How to calculate the multiplication of two short number efficiently

Literature Number: SPRU187S
March 2011
TMS320C6000 Optimizing Compiler v 7.2
7.5.5 Using Intrinsics to Access Assembly Language Statements
Table 7-3. TMS320C6000 C/C++ Compiler Intrinsics
int _mpy (int src1, int src2);
MPY
Multiplies the 16 LSBs of src1 by the 16 LSBs of src2 and returns the result. Values can be signed or unsigned.

Never used it myself. Might work in your situation. Very non-portable.

Hi, Wong,

    Maybe I did not express the question clear. I need to do a lot of multiplication of two shor number, but there is no dsplib function to solve it. DSP_mul32 implements the similar task, but the two operands need to be int (32bit), and the time converting the short number to int number is unacceptable.

I think you'll have to implement you own. Something like this:

void DSP_mul16(const short *x, const short *y, short *r, short nx)
{
  register short i=nx;
  register short a;
  register short b;
  register int   c;

  if(i==0) return;

  do
  {
    a   = *x++;
    b   = *y++;
    c   = _mpy(a, b);
   *r++ = (short)c;
  }
  while(--i);
}

In theory, each line of C code should translate into one line of assembler.

I inserted your subroutine code into my program, but the time cost is still high, does the function need to be optimized when compiled?

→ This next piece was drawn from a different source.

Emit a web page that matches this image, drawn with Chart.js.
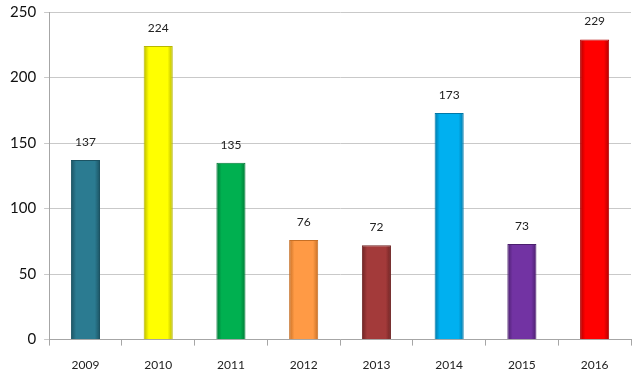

Sorry, I've never been able to figure out the optimization controls on the C6000 compiler. The compiler seems to unroll loops or combine repeated code on whim.  You could use the assembler output of the compiler as basis for your own assembler module. I have doubts you can signiificantly reduce the number of instructions per loop. If your nx is constant, you could do replace the loop with a fixed number of multiplies. However the compiler may combine your repeated multiplys with a loop. Note unrolling a loop may result in code larger than the L1 cache and slower code than using a tight loop.

Let me clarify a few points here.

• The reason that there is no DSP lib function for a 16-bit multiply is because it can be accomplished by a single assembly statement.  The way to access these statements through C code is to use intrinsics, as Norman mentioned.  But there is a better approach than using _mpy
• The C6000 family are 32-bit processors.  There are no 16-bit registers.  So, while we can get 16-bit results, we have to do arithmetic operations on 32-bit values and then shift the results to capture the portions of the data that we need.
• Optimization defininitely needs to be turned on to get full performance.  the C6000 architecture is very complex.  

Norman said "In Theory, each line of C code should translate into an assembly instruction." I don't believe that's good theory.  

Example: consider the following C code.  If the value of x (stored in memory) is equal to the value of y (stored in memory) then increment the value of C (stored in memory).  This is more than 2 assembly instructions.  Yes, some C instructions will translate to one assembly instruction, but most don't.  

if (x == y )

  c++;

1. Fetch X from memory and store to a register (call it A0)
2. Fetch Y from memory and store to a register (call it B0)
3. compare A0 and B0 and store the result to another register
4. fetch C from memory and store it to a register (call it A1)
5. (conditional on result of 3 being true) add 1 to A1
6. (conditional on result of 3 being true) write the value in A1 to location C in memory.

The point is, without any optimization on, this is likely going to take more than 6 cycles.  With optimization on, much of this stuff will be done in parallel.  We could fetch X and Y on the first cycle.  On the 2nd cycle, we could compare A0 and B0 and fetch C.  On the 3rd, we could conditionally add 1 and then write back on the 4th cycle.  

What is the processing time in your current configuration?  And what are you expecting to get?  What happens if you remove debug symbols and turn up the optimization level of your initial code?  How much improvement do you see.  

Here is a great application note on Optimizing Loops

http://www.ti.com/lit/an/spra666/spra666.pdf

Also, I recommend reading the lastest version of the compiler guide.  It details all of the switches that can be passed to the optimizer and explanations for how they are used.

http://www.ti.com/lit/ug/spru187t/spru187t.pdf

Also, familiarize yourself with the assembler instructions.  Knowing what the CPU can do, will allow you to more thoroughly understand what the compiler is doing.

http://www.ti.com/lit/ug/sprugh7/sprugh7.pdf

Here's a link to a 3.5 day workshop and it's materials, all on Optimization on the C6000.

http://processors.wiki.ti.com/index.php/TMS320C6000_DSP_Optimization_Workshop

Regards,

Dan

Thanks, I will continue the work according to your suggestion.